#### GIVEN REQUEST
Look through the listing below for the line containing "Write a Python". Copy it and each line after it up to and including the line containing "W, H = 480, 398", exactly, leaving out pictures.

#### RECORDS SHOWN
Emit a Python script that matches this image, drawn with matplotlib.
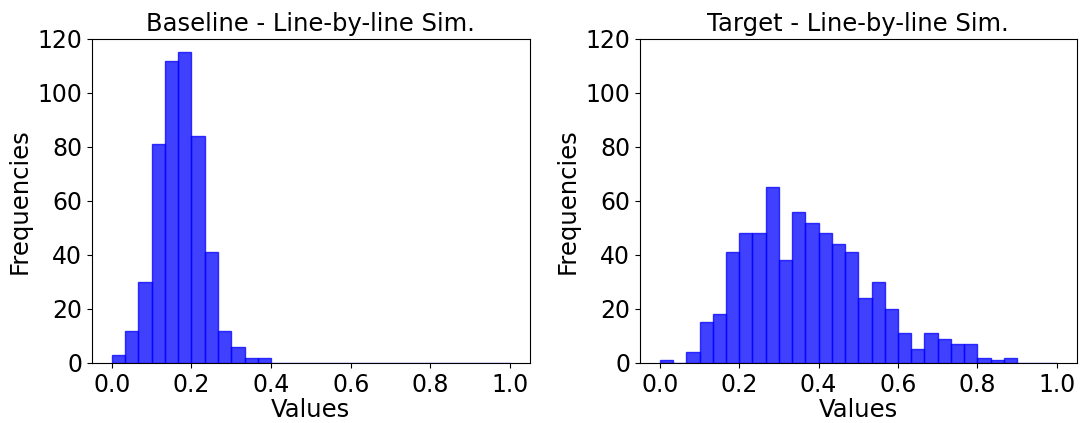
import matplotlib.pyplot as plt
import numpy as np

# bin edges: 30 equal bins over [0, 1]
bin_edges = np.linspace(0, 1, 31)
bin_centers = (bin_edges[:-1] + bin_edges[1:]) / 2

baseline_counts = [3, 12, 30, 81, 112, 115, 84, 41, 12, 6, 2, 2,
                   0, 0, 0, 0, 0, 0, 0, 0, 0, 0, 0, 0, 0, 0, 0, 0, 0, 0]
target_counts = [1, 0, 4, 15, 18, 41, 48, 48, 65, 38, 56, 52, 48, 44, 41,
                 24, 30, 20, 11, 5, 11, 9, 7, 7, 2, 1, 2, 0, 0, 0]

titles = ['Baseline - Line-by-line Sim.', 'Target - Line-by-line Sim.']

fig = plt.figure(figsize=(10.81, 4.23), dpi=100)
ax1 = fig.add_axes([0.0851, 0.142, 0.405, 0.766])
ax2 = fig.add_axes([0.592, 0.142, 0.404, 0.766])

for ax, counts, title in zip([ax1, ax2], [baseline_counts, target_counts], titles):
    ax.hist(bin_centers, bins=bin_edges, weights=counts,
            color='blue', alpha=0.75, edgecolor='blue')
    ax.set_ylim(0, 120)
    ax.set_xticks([0.0, 0.2, 0.4, 0.6, 0.8, 1.0])
    ax.tick_params(labelsize=17)
    ax.set_xlabel('Values', fontsize=17.5, labelpad=1)
    ax.set_ylabel('Frequencies', fontsize=17.5)
    ax.set_title(title, fontsize=17.5)

plt.savefig('out.png', dpi=100)
plt.close()
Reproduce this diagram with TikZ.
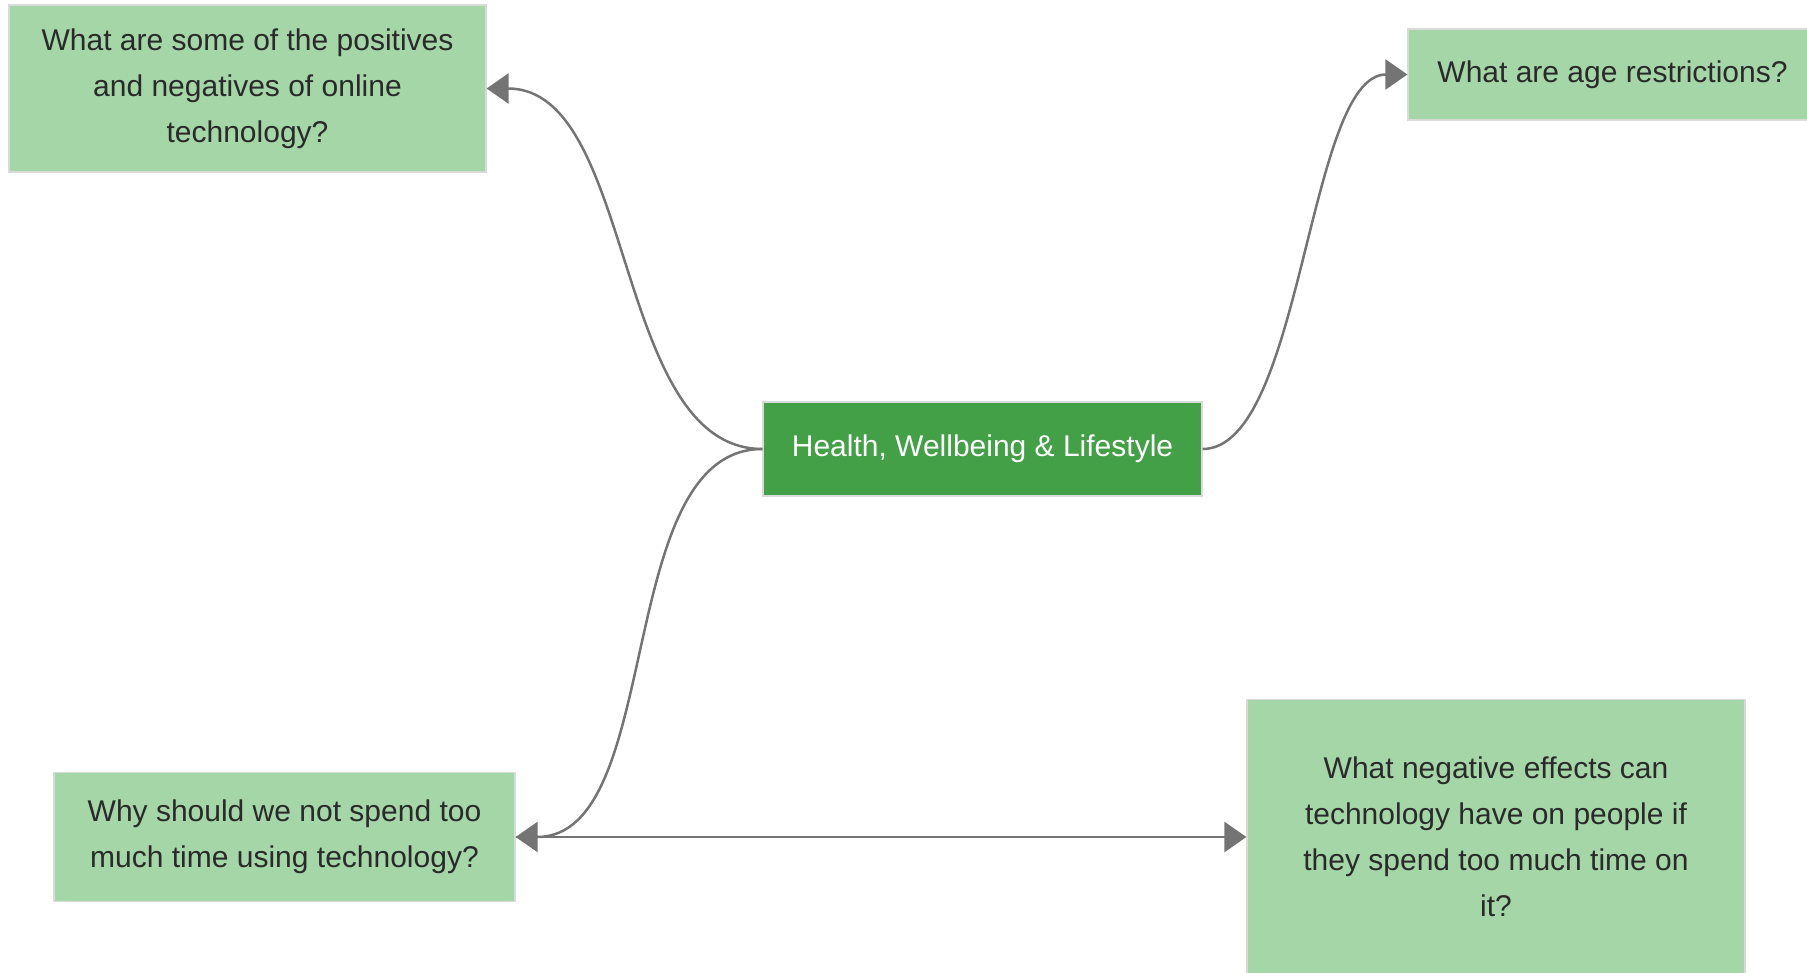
\documentclass[tikz,border=0pt]{standalone}
\usepackage{fontspec}
\setmainfont{Liberation Sans}
\usetikzlibrary{arrows.meta}
\definecolor{leaf}{HTML}{A5D6A7}
\definecolor{hubgreen}{HTML}{43A047}
\definecolor{edge}{HTML}{DADADA}
\definecolor{ink}{HTML}{2A2A2A}
\definecolor{wire}{HTML}{747474}
\tikzset{
  question/.style={draw=edge, line width=1.2pt, fill=leaf, text=ink,
    align=center, inner sep=0pt, font=\fontsize{30}{46}\selectfont},
  hubbox/.style={draw=edge, line width=1.2pt, fill=hubgreen, text=white,
    align=center, inner sep=0pt, font=\fontsize{30}{46}\selectfont},
  conn/.style={draw=wire, line width=2.5pt,
    -{Triangle[length=22pt,width=30pt]}},
}
\begin{document}
\begin{tikzpicture}[x=1pt,y=-1pt]
  \useasboundingbox (0,0) rectangle (1807,973);
  \clip (0,0) rectangle (1807,973);

  % central topic
  \node[hubbox, minimum width=439pt, minimum height=94pt] (hub) at (982.5,449)
    {Health, Wellbeing \& Lifestyle};

  % question boxes
  \node[question, minimum width=477pt, minimum height=167pt] (q1) at (247.5,88.5)
    {What are some of the positives\\ and negatives of online\\ technology?};
  \node[question, minimum width=409pt, minimum height=91pt] (q2) at (1612.5,74.5)
    {What are age restrictions?};
  \node[question, minimum width=461pt, minimum height=129pt] (q3) at (284.5,837)
    {Why should we not spend too\\ much time using technology?};
  \node[question, minimum width=498pt, minimum height=275pt] (q4) at (1496,837)
    {What negative effects can\\ technology have on people if\\ they spend too much time on\\ it?};

  % connectors
  \draw[conn] (hub.west) .. controls +(-150,0) and +(150,0) .. (q1.east);
  \draw[conn] (hub.west) .. controls +(-150,0) and +(150,0) .. (q3.east);
  \draw[conn] (hub.east) .. controls +(100,0) and +(-100,0) .. (q2.west);
  \draw[conn] (q3.east) -- (q4.west);
\end{tikzpicture}
\end{document}
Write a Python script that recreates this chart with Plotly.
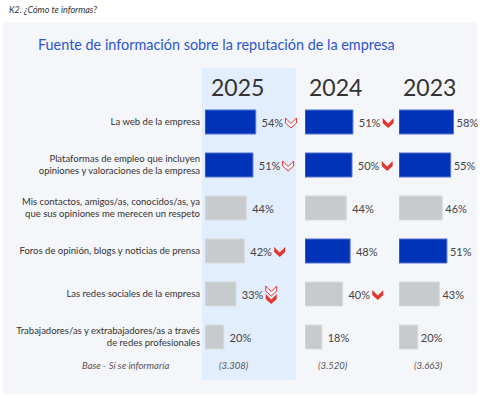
import plotly.graph_objects as go

W, H = 480, 398

# ---------------- data ----------------
rows = [
    "La web de la empresa",
    "Plataformas de empleo que incluyen<br>opiniones y valoraciones de la empresa",
    "Mis contactos, amigos/as, conocidos/as, ya<br>que sus opiniones me merecen un respeto",
    "Foros de opinión, blogs y noticias de prensa",
    "Las redes sociales de la empresa",
    "Trabajadores/as y extrabajadores/as a través<br>de redes profesionales",
]
years = ["2025", "2024", "2023"]
v2025 = [54, 51, 44, 42, 33, 20]
v2024 = [51, 50, 44, 48, 40, 18]
v2023 = [58, 55, 46, 51, 43, 20]
# highlighted (blue) bars per year
hl2025 = [True, True, False, False, False, False]
hl2024 = [True, True, False, True, False, False]
hl2023 = [True, True, False, True, False, False]
bases = ["(3.308)", "(3.520)", "(3.663)"]
base_label = "Base - Sí se informaría"
# trend markers: (year index, row, kind)
trends = [
    (0, 0, "hollow"), (0, 1, "hollow"), (0, 3, "solid"), (0, 4, "double"),
    (1, 0, "solid"), (1, 1, "solid"), (1, 4, "solid"),
]

# ---------------- style ----------------
BLUE = "#0033b8"
GRAY = "#c8cbce"
RED = "#e2372c"
FONT = "Lato"


def px(x):
    return x / W


def py(y):
    return 1 - y / H


values = [v2025, v2024, v2023]
hls = [hl2025, hl2024, hl2023]
xstarts = [205, 305, 399]
xmaxes = [100, 100, 80]
prefix = [" ", " ", ""]
scale = 0.94  # px per %
ypos = list(range(len(rows)))

fig = go.Figure()
for i, (vals, hl) in enumerate(zip(values, hls)):
    ax = "x" if i == 0 else f"x{i+1}"
    fig.add_trace(go.Bar(
        y=ypos, x=vals, orientation="h", xaxis=ax, yaxis="y",
        marker=dict(color=[BLUE if h else GRAY for h in hl],
                    line=dict(color=["#5a78d2" if h else "#d9dbdd" for h in hl], width=1)),
        width=0.56,
        text=[f"{prefix[i]}{v}%" for v in vals], textposition="outside",
        textfont=dict(family=FONT, size=11, color="#444"),
        cliponaxis=False, showlegend=False, hoverinfo="skip",
    ))

layout = dict(
    width=W, height=H, margin=dict(l=0, r=0, t=0, b=0),
    paper_bgcolor="white", plot_bgcolor="rgba(0,0,0,0)",
    yaxis=dict(domain=[py(358.5), py(100.5)], range=[5.5, -0.5],
               tickvals=ypos, ticktext=rows, showgrid=False, zeroline=False,
               showline=False, ticks="", anchor="x", ticklabelstandoff=4,
               tickfont=dict(family=FONT, size=9.5, color="#333")),
)
for i in range(3):
    key = "xaxis" if i == 0 else f"xaxis{i+1}"
    layout[key] = dict(domain=[px(xstarts[i]), min(1.0, px(xstarts[i] + scale * xmaxes[i]))],
                       range=[0, xmaxes[i]], visible=False, anchor="y")
fig.update_layout(**layout)

shapes = [
    # panel
    dict(type="rect", xref="paper", yref="paper", x0=px(3), x1=px(477), y0=py(394), y1=py(22),
         fillcolor="#f5f6f9", line=dict(width=0), layer="below"),
    # highlight 2025 column
    dict(type="rect", xref="paper", yref="paper", x0=px(202), x1=px(296), y0=py(380), y1=py(68),
         fillcolor="#e2edfd", line=dict(width=0), layer="below"),
]


def label_width(v):
    return 6.1 * len(f"{v}") + 9.0


CHEV = [(-5.5, 4), (0, -1.5), (5.5, 4), (5.5, -1), (0, -6), (-5.5, -1)]


def chev_path(dx, dy):
    pts = [f"{x + dx:.2f},{y + dy:.2f}" for x, y in CHEV]
    return "M " + " L ".join(pts) + " Z"


for yi, r, kind in trends:
    v = values[yi][r]
    ax = "x" if yi == 0 else f"x{yi+1}"
    off = 3 + 3 + label_width(v) + 8
    if kind == "double":
        parts = [("hollow", 4), ("solid", -4)]
    else:
        parts = [(kind, 0)]
    for k, dy in parts:
        shapes.append(dict(
            type="path", xref=ax, yref="y", xsizemode="pixel", ysizemode="pixel",
            xanchor=v, yanchor=r, path=chev_path(off, dy),
            fillcolor=RED if k == "solid" else "rgba(255,255,255,0.6)",
            line=dict(color=RED, width=1 if k == "hollow" else 0),
            layer="above",
        ))
fig.update_layout(shapes=shapes)

ann = [
    dict(text="<i>K2. ¿Cómo te informas?</i>", x=px(7), y=py(9), xanchor="left", yanchor="middle",
         font=dict(family=FONT, size=9, color="#333")),
    dict(text="Fuente de información sobre la reputación de la empresa", x=px(36), y=py(44),
         xanchor="left", yanchor="middle", font=dict(family=FONT, size=14.4, color="#2b55d2")),
    dict(text=f"<i>{base_label}</i>", x=px(125), y=py(365), xanchor="center", yanchor="middle",
         font=dict(family=FONT, size=9.5, color="#555")),
]
year_cx = [237, 335, 429]
base_cx = [234, 333, 428]
for i in range(3):
    ann.append(dict(text=years[i], x=px(year_cx[i]), y=py(87), xanchor="center", yanchor="middle",
                    font=dict(family=FONT, size=23, color="#333")))
    ann.append(dict(text=f"<i>{bases[i]}</i>", x=px(base_cx[i]), y=py(365), xanchor="center",
                    yanchor="middle", font=dict(family=FONT, size=9.5, color="#555")))
for a in ann:
    a.update(xref="paper", yref="paper", showarrow=False)
fig.update_layout(annotations=ann)

fig.write_html("out.html", config={"displayModeBar": False},
               post_script="document.body.style.margin='0';document.body.style.overflow='hidden';")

#### TASK SOLUTION
Write a Python script that recreates this chart with Plotly.
import plotly.graph_objects as go

W, H = 480, 398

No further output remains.